And Jacob said to Joseph, “El Shaddai appeared to me at Luz in the land of Canaan, and He blessed me, and said to me, ‘I will make you fertile and numerous, making of you a community of peoples; and I will assign this land to your offspring to come for an everlasting possession.’ Now, your two sons, who were born to you in the land of Egypt before I came to you in Egypt, shall be mine; Ephraim and Manasseh shall be mine no less than Reuben and Simeon. … I [do this because], when I was returning from Paddan, Rachel died, to my sorrow, while I was journeying in the land of Canaan, when still some distance short of Ephrath; and I buried her there on the road to Ephrath”—now Bethlehem.
Here is an obvious question: what does the death of Rachel have to do with adopting the grandchildren? It seems to be a complete non sequitur.
Answering the question becomes pretty easy once the question is found and posed.
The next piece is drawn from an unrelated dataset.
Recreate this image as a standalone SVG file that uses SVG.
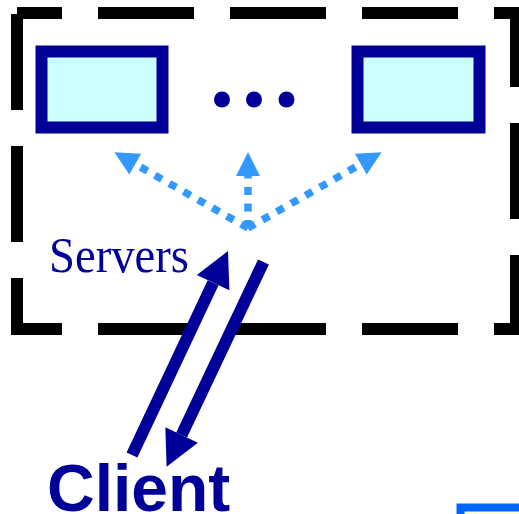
<svg xmlns="http://www.w3.org/2000/svg" width="519" height="514" viewBox="0 0 519 514">
<style>
.frame{fill:none;stroke:#000;stroke-width:12;stroke-dasharray:96 36;stroke-dashoffset:51}
.srv{fill:#CCFFFF;stroke:#000099;stroke-width:12}
.dot{fill:#000099}
.dotted{fill:none;stroke:#3399FF;stroke-width:7.5;stroke-dasharray:8 8.5}
.solid{fill:none;stroke:#000099;stroke-width:12}
.lbl-s{font-family:"Liberation Serif","Times New Roman",serif;font-size:50px;fill:#000099}
.lbl-c{font-family:"Liberation Sans",Arial,sans-serif;font-size:66px;font-weight:bold;fill:#000099}
</style>
<defs>
<marker id="hl" markerUnits="userSpaceOnUse" markerWidth="24" markerHeight="24" refX="0" refY="12" orient="auto" overflow="visible">
<path d="M0,0 L24,12 L0,24 Z" fill="#3399FF"/>
</marker>
<marker id="hd" markerUnits="userSpaceOnUse" markerWidth="35" markerHeight="36" refX="0" refY="18" orient="auto" overflow="visible">
<path d="M0,0 L35,18 L0,36 Z" fill="#000099"/>
</marker>
</defs>
<g id="servers-frame">
<rect class="frame" x="17" y="13" width="499" height="316"/>
</g>
<g id="server-1"><rect class="srv" x="41.5" y="51.5" width="121" height="76"/></g>
<g id="server-n"><rect class="srv" x="357.5" y="51.5" width="122" height="76"/></g>
<g id="ellipsis">
<circle class="dot" cx="222" cy="99.5" r="8"/>
<circle class="dot" cx="254" cy="99.5" r="8"/>
<circle class="dot" cx="286.5" cy="99.5" r="8"/>
</g>
<g id="servers-label"><text class="lbl-s" x="49" y="272" textLength="140" lengthAdjust="spacingAndGlyphs">Servers</text></g>
<g id="client"><text class="lbl-c" x="47" y="511">Client</text></g>
<g id="connectors">
<line class="dotted" x1="248" y1="228" x2="135.2" y2="164.1" marker-end="url(#hl)"/>
<line class="dotted" x1="248" y1="228" x2="248" y2="176" marker-end="url(#hl)"/>
<line class="dotted" x1="248" y1="228" x2="360.8" y2="164.1" marker-end="url(#hl)"/>
<line class="solid" x1="132" y1="455" x2="213.1" y2="282.7" marker-end="url(#hd)"/>
<line class="solid" x1="263.5" y1="262" x2="181.6" y2="435" marker-end="url(#hd)"/>
</g>
<g id="corner-box"><rect x="460.5" y="507.5" width="100" height="50" fill="#FFFFCC" stroke="#0066FF" stroke-width="8"/></g>
</svg>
And we do it by peeling away the layers of the text, by looking at what is and is not said.
For example, the text does not tell us that Rachel is buried at the side of the road. She is buried on the road, which is truly odd. You would/could not bury a body on a road, which means the text is telling us it is making a symbolic, not a literal, point.
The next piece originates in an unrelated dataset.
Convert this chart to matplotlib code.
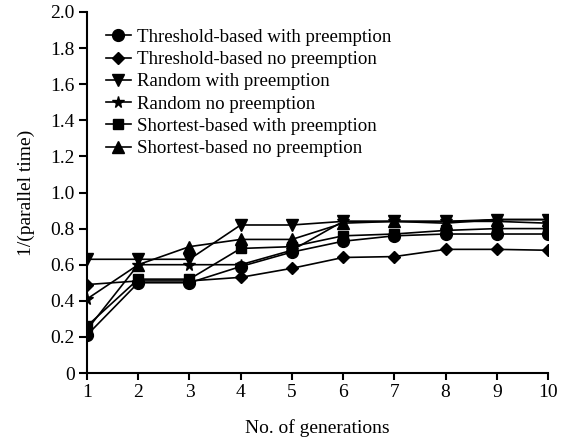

The other thing to note is that in the Torah, roads are never described in terms of where they come from: instead, they are always focused on where they are going. The direction of travel, not our origin or current location, is always the most important thing to the Torah (and thus to Jews).
When the Torah tells us Rachel died, it matters that she was on the road, but still short of a place called “Efrat.”
And then the answer falls into place. “Efrat” has the same root word as “fruit,” or offspring. Which means that Rachel died on her way to – but still falling short of – fruitfulness. This is the same fruitfulness that Jacob refers to when he starts the explanation with “I will make you fertile and numerous.” In other words, “I will make you fruitful.”
So when Jacob adopts his grandchildren as his own, he explains it both before and after: On the one hand, the adoption helps make G-d’s promise, that Jacob himself will be numerous and inherit the land, come true. And on the other hand, the adoption of the sons of Joseph (Rachel’s firstborn) helps the departed Rachel reach the destination she fell short of in life: to be fruitful. Adopting Ephraim and Menasseh is Jacob’s way of adding to Rachel’s count of descendants.